**EXERCISE PROMPT:** Looking through the listing, how many of its lines hold the word "React"? Answer with only the number.

**GIVEN DATA:**
------
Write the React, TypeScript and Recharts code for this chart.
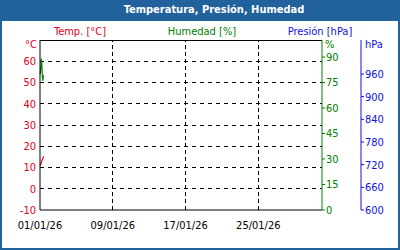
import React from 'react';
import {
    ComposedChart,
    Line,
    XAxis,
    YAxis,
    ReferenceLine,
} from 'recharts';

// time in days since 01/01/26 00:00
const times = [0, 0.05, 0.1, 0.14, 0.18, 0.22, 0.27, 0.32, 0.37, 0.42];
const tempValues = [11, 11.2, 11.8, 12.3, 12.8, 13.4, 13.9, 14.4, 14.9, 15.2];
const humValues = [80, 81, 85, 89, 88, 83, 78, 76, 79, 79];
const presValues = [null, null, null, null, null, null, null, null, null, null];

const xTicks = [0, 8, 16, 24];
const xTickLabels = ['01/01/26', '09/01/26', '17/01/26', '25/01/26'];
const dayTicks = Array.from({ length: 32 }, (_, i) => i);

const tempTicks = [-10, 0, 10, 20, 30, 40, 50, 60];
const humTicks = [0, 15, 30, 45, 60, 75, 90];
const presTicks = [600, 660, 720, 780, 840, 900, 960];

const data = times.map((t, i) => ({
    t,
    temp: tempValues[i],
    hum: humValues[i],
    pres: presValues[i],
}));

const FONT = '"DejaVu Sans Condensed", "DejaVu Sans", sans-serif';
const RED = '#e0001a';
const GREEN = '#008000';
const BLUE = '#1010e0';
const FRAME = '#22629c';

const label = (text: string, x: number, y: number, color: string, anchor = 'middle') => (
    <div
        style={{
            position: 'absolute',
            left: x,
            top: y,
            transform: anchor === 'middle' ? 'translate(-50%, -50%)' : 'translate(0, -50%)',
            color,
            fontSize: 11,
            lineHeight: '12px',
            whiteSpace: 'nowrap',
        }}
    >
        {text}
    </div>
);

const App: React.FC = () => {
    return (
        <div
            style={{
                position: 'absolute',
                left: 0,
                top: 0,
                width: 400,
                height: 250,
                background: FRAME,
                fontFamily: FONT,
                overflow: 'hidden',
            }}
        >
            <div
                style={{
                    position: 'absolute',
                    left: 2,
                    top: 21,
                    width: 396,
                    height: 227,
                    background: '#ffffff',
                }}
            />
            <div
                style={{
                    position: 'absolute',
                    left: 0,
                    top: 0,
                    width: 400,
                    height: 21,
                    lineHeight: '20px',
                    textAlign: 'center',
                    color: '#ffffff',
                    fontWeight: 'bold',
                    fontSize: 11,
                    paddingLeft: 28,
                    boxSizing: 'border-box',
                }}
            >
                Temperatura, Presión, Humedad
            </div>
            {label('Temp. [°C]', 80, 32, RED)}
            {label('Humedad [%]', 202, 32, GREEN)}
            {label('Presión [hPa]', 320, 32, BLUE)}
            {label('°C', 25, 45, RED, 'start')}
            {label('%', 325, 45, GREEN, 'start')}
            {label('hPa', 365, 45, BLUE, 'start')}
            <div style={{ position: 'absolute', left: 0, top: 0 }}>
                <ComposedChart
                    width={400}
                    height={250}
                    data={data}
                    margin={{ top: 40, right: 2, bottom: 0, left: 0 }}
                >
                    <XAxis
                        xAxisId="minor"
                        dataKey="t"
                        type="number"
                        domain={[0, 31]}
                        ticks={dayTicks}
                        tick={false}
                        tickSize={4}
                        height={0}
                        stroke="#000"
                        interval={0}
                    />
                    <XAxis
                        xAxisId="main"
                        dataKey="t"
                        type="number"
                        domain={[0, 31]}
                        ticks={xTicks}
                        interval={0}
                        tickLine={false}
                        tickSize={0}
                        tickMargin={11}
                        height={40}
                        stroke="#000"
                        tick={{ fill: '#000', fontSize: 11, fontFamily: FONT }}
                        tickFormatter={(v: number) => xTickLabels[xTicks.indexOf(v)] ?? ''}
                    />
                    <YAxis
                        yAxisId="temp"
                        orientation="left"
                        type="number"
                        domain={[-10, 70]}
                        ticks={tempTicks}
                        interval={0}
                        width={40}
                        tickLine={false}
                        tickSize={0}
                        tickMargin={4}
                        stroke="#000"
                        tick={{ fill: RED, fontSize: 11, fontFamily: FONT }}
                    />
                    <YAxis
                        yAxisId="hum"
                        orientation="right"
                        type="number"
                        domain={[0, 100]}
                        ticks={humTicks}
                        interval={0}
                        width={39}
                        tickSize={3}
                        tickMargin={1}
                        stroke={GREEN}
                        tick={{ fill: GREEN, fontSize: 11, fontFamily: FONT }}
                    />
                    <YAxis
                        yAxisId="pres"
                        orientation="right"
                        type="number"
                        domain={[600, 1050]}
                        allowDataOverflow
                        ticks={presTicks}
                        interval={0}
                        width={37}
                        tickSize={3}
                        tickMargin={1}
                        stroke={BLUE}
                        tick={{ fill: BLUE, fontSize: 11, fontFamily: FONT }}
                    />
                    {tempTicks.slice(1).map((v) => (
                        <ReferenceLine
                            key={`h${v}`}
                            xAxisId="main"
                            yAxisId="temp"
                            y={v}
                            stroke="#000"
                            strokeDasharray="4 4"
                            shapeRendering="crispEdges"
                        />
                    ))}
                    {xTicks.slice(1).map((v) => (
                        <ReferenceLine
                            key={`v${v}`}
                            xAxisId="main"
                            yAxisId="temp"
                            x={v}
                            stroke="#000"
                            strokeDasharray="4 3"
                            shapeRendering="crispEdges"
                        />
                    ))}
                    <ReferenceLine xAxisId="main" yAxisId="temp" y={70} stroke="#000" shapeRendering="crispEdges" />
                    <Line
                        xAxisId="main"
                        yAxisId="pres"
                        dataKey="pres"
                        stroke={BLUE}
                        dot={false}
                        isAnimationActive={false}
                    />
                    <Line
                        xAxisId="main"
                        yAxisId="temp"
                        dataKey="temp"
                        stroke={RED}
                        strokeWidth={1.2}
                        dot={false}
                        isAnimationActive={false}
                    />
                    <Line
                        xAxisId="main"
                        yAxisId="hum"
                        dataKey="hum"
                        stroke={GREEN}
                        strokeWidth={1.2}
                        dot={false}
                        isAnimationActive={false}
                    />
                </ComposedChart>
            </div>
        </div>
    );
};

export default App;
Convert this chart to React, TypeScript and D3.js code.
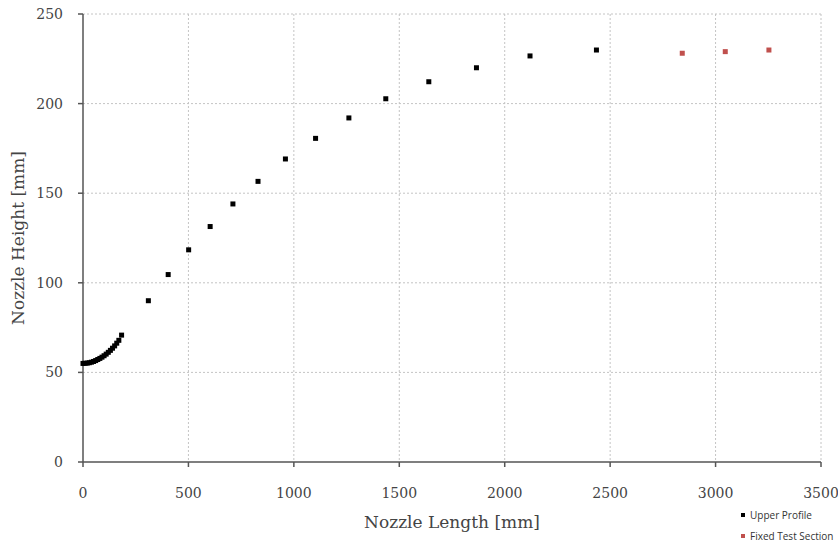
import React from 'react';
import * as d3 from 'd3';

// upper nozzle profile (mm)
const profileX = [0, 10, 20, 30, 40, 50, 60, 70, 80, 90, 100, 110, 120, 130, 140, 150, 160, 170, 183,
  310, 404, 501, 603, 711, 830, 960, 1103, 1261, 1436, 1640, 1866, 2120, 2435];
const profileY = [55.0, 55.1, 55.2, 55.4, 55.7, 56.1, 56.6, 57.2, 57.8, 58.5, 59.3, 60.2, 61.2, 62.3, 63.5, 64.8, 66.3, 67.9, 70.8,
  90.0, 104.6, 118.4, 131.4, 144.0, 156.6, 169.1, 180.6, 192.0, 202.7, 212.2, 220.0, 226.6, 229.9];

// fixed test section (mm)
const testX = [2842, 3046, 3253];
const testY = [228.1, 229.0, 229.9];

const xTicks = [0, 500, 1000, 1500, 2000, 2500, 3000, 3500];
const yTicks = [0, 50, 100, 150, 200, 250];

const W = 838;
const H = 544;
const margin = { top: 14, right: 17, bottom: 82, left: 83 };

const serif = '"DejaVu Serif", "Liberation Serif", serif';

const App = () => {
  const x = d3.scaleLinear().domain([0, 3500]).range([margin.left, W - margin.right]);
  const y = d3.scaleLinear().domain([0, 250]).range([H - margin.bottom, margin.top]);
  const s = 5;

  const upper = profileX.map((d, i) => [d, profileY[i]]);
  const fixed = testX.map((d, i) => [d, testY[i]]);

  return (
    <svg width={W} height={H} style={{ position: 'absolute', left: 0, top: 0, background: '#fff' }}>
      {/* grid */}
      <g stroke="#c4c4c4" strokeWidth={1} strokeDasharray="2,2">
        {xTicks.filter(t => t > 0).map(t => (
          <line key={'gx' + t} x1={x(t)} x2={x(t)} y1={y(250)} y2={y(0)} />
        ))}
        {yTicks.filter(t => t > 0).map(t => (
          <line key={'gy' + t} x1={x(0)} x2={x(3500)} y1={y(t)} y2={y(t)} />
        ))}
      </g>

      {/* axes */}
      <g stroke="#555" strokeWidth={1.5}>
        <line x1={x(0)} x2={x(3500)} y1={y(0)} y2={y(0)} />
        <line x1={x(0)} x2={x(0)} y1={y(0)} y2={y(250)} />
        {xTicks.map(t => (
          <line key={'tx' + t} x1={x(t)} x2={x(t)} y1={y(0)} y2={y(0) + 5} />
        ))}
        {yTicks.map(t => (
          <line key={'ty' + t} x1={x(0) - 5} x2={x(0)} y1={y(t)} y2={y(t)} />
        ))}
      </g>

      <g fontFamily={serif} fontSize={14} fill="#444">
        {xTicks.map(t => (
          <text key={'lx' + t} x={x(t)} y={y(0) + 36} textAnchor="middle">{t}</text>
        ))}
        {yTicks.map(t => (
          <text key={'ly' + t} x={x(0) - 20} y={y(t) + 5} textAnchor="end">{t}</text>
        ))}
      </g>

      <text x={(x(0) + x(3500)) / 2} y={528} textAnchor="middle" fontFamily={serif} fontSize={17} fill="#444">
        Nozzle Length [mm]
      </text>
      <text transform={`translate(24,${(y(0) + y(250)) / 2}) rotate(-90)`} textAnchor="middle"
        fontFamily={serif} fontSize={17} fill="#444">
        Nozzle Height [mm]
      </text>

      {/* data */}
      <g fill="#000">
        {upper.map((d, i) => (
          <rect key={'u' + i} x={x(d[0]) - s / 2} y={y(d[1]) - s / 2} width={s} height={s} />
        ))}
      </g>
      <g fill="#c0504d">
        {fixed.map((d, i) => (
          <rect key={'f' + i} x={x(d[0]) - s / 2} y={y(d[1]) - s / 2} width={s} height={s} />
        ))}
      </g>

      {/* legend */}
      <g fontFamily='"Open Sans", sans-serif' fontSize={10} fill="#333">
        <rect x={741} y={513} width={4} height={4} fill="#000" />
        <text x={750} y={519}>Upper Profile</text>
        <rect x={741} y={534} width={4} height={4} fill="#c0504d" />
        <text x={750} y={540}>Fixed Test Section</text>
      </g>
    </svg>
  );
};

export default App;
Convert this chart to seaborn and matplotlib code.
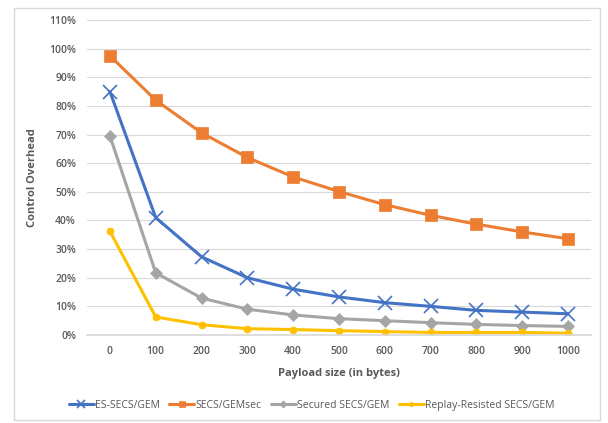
------
**FINISHED EXERCISE:** 5